Return the whole listing, line for line, without the pictures in it.

** AVAILABLE DATA **
▼
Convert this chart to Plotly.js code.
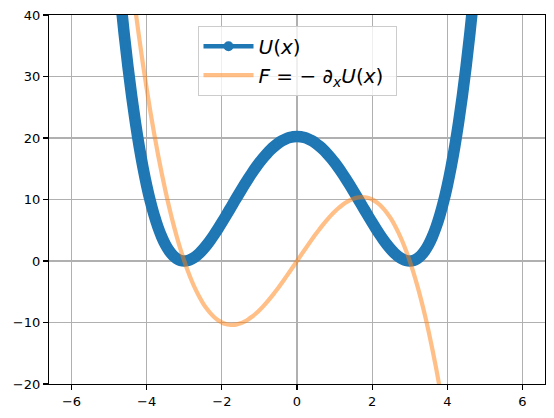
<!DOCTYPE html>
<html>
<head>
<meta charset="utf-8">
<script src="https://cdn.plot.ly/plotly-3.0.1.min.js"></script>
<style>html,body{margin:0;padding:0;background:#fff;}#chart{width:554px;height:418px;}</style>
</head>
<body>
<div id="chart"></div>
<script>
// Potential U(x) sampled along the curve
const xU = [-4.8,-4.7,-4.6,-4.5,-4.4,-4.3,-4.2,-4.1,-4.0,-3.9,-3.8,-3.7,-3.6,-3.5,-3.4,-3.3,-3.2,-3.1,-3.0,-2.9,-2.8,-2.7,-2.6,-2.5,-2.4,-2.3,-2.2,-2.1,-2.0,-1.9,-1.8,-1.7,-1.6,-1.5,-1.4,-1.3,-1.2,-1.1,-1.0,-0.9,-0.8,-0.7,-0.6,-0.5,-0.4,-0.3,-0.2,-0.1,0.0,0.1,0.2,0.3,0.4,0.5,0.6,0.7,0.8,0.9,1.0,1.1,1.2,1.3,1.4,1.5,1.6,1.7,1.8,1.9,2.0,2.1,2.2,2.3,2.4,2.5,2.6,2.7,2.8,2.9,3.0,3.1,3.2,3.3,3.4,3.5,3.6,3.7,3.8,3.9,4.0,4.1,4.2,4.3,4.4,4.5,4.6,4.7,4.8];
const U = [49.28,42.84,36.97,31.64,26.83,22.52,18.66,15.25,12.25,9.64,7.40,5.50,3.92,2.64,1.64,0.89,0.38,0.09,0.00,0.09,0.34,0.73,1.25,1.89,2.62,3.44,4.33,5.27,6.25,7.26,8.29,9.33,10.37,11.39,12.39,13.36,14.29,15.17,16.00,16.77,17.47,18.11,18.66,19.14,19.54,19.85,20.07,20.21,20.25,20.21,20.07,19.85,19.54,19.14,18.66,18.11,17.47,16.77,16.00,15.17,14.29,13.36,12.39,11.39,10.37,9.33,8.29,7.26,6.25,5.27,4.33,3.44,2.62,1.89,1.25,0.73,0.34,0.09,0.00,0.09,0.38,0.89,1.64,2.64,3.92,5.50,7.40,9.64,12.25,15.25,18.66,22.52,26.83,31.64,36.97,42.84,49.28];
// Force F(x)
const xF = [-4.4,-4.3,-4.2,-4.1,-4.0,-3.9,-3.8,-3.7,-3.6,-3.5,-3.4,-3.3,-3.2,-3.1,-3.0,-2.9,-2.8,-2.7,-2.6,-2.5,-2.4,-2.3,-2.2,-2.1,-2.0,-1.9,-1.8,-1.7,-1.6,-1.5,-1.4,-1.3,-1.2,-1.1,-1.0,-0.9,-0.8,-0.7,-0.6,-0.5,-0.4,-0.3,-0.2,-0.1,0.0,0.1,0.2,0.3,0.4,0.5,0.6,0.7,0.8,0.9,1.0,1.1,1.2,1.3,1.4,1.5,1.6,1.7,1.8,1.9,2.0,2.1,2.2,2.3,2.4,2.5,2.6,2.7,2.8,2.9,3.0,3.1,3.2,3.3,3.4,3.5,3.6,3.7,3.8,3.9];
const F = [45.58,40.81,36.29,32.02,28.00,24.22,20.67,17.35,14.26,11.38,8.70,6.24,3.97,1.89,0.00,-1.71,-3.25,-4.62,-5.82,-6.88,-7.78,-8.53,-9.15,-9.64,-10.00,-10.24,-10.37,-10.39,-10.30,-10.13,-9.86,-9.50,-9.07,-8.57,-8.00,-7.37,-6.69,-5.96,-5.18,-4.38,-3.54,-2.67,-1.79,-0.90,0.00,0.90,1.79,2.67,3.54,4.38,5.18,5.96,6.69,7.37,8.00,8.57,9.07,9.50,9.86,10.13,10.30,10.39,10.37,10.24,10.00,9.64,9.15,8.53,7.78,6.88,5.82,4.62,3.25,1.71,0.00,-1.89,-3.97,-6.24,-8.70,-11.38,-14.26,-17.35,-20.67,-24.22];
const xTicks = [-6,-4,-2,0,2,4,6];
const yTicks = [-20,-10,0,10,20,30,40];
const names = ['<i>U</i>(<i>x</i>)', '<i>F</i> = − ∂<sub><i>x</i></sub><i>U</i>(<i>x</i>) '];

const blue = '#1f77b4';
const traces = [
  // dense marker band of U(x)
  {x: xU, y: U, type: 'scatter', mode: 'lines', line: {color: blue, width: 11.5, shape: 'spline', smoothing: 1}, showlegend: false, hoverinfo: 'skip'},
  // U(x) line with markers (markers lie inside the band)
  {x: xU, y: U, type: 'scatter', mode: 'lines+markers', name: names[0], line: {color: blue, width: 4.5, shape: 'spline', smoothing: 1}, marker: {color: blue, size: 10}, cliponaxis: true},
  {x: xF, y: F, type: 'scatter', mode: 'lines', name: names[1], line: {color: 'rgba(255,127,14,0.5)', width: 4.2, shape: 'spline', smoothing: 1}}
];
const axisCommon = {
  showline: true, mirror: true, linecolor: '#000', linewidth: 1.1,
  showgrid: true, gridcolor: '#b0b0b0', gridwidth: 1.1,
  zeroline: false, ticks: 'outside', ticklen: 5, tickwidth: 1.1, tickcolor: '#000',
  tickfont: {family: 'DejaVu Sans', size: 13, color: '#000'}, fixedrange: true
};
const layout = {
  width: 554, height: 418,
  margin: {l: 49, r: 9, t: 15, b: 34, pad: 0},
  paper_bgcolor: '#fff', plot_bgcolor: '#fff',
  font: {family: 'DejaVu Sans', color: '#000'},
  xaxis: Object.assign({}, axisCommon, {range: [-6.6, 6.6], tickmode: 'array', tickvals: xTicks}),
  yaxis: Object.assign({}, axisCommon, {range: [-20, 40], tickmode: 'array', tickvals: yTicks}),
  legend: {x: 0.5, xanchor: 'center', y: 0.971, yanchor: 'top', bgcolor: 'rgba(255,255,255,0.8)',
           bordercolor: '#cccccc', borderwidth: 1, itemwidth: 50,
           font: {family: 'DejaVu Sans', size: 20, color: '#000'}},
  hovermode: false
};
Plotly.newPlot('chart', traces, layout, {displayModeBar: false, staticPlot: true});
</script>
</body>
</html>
▲
** COMPLETE RESPONSE **
Convert this chart to Plotly.js code.
<!DOCTYPE html>
<html>
<head>
<meta charset="utf-8">
<script src="https://cdn.plot.ly/plotly-3.0.1.min.js"></script>
<style>html,body{margin:0;padding:0;background:#fff;}#chart{width:554px;height:418px;}</style>
</head>
<body>
<div id="chart"></div>
<script>
// Potential U(x) sampled along the curve
const xU = [-4.8,-4.7,-4.6,-4.5,-4.4,-4.3,-4.2,-4.1,-4.0,-3.9,-3.8,-3.7,-3.6,-3.5,-3.4,-3.3,-3.2,-3.1,-3.0,-2.9,-2.8,-2.7,-2.6,-2.5,-2.4,-2.3,-2.2,-2.1,-2.0,-1.9,-1.8,-1.7,-1.6,-1.5,-1.4,-1.3,-1.2,-1.1,-1.0,-0.9,-0.8,-0.7,-0.6,-0.5,-0.4,-0.3,-0.2,-0.1,0.0,0.1,0.2,0.3,0.4,0.5,0.6,0.7,0.8,0.9,1.0,1.1,1.2,1.3,1.4,1.5,1.6,1.7,1.8,1.9,2.0,2.1,2.2,2.3,2.4,2.5,2.6,2.7,2.8,2.9,3.0,3.1,3.2,3.3,3.4,3.5,3.6,3.7,3.8,3.9,4.0,4.1,4.2,4.3,4.4,4.5,4.6,4.7,4.8];
const U = [49.28,42.84,36.97,31.64,26.83,22.52,18.66,15.25,12.25,9.64,7.40,5.50,3.92,2.64,1.64,0.89,0.38,0.09,0.00,0.09,0.34,0.73,1.25,1.89,2.62,3.44,4.33,5.27,6.25,7.26,8.29,9.33,10.37,11.39,12.39,13.36,14.29,15.17,16.00,16.77,17.47,18.11,18.66,19.14,19.54,19.85,20.07,20.21,20.25,20.21,20.07,19.85,19.54,19.14,18.66,18.11,17.47,16.77,16.00,15.17,14.29,13.36,12.39,11.39,10.37,9.33,8.29,7.26,6.25,5.27,4.33,3.44,2.62,1.89,1.25,0.73,0.34,0.09,0.00,0.09,0.38,0.89,1.64,2.64,3.92,5.50,7.40,9.64,12.25,15.25,18.66,22.52,26.83,31.64,36.97,42.84,49.28];
// Force F(x)
const xF = [-4.4,-4.3,-4.2,-4.1,-4.0,-3.9,-3.8,-3.7,-3.6,-3.5,-3.4,-3.3,-3.2,-3.1,-3.0,-2.9,-2.8,-2.7,-2.6,-2.5,-2.4,-2.3,-2.2,-2.1,-2.0,-1.9,-1.8,-1.7,-1.6,-1.5,-1.4,-1.3,-1.2,-1.1,-1.0,-0.9,-0.8,-0.7,-0.6,-0.5,-0.4,-0.3,-0.2,-0.1,0.0,0.1,0.2,0.3,0.4,0.5,0.6,0.7,0.8,0.9,1.0,1.1,1.2,1.3,1.4,1.5,1.6,1.7,1.8,1.9,2.0,2.1,2.2,2.3,2.4,2.5,2.6,2.7,2.8,2.9,3.0,3.1,3.2,3.3,3.4,3.5,3.6,3.7,3.8,3.9];
const F = [45.58,40.81,36.29,32.02,28.00,24.22,20.67,17.35,14.26,11.38,8.70,6.24,3.97,1.89,0.00,-1.71,-3.25,-4.62,-5.82,-6.88,-7.78,-8.53,-9.15,-9.64,-10.00,-10.24,-10.37,-10.39,-10.30,-10.13,-9.86,-9.50,-9.07,-8.57,-8.00,-7.37,-6.69,-5.96,-5.18,-4.38,-3.54,-2.67,-1.79,-0.90,0.00,0.90,1.79,2.67,3.54,4.38,5.18,5.96,6.69,7.37,8.00,8.57,9.07,9.50,9.86,10.13,10.30,10.39,10.37,10.24,10.00,9.64,9.15,8.53,7.78,6.88,5.82,4.62,3.25,1.71,0.00,-1.89,-3.97,-6.24,-8.70,-11.38,-14.26,-17.35,-20.67,-24.22];
const xTicks = [-6,-4,-2,0,2,4,6];
const yTicks = [-20,-10,0,10,20,30,40];
const names = ['<i>U</i>(<i>x</i>)', '<i>F</i> = − ∂<sub><i>x</i></sub><i>U</i>(<i>x</i>) '];

const blue = '#1f77b4';
const traces = [
  // dense marker band of U(x)
  {x: xU, y: U, type: 'scatter', mode: 'lines', line: {color: blue, width: 11.5, shape: 'spline', smoothing: 1}, showlegend: false, hoverinfo: 'skip'},
  // U(x) line with markers (markers lie inside the band)
  {x: xU, y: U, type: 'scatter', mode: 'lines+markers', name: names[0], line: {color: blue, width: 4.5, shape: 'spline', smoothing: 1}, marker: {color: blue, size: 10}, cliponaxis: true},
  {x: xF, y: F, type: 'scatter', mode: 'lines', name: names[1], line: {color: 'rgba(255,127,14,0.5)', width: 4.2, shape: 'spline', smoothing: 1}}
];
const axisCommon = {
  showline: true, mirror: true, linecolor: '#000', linewidth: 1.1,
  showgrid: true, gridcolor: '#b0b0b0', gridwidth: 1.1,
  zeroline: false, ticks: 'outside', ticklen: 5, tickwidth: 1.1, tickcolor: '#000',
  tickfont: {family: 'DejaVu Sans', size: 13, color: '#000'}, fixedrange: true
};
const layout = {
  width: 554, height: 418,
  margin: {l: 49, r: 9, t: 15, b: 34, pad: 0},
  paper_bgcolor: '#fff', plot_bgcolor: '#fff',
  font: {family: 'DejaVu Sans', color: '#000'},
  xaxis: Object.assign({}, axisCommon, {range: [-6.6, 6.6], tickmode: 'array', tickvals: xTicks}),
  yaxis: Object.assign({}, axisCommon, {range: [-20, 40], tickmode: 'array', tickvals: yTicks}),
  legend: {x: 0.5, xanchor: 'center', y: 0.971, yanchor: 'top', bgcolor: 'rgba(255,255,255,0.8)',
           bordercolor: '#cccccc', borderwidth: 1, itemwidth: 50,
           font: {family: 'DejaVu Sans', size: 20, color: '#000'}},
  hovermode: false
};
Plotly.newPlot('chart', traces, layout, {displayModeBar: false, staticPlot: true});
</script>
</body>
</html>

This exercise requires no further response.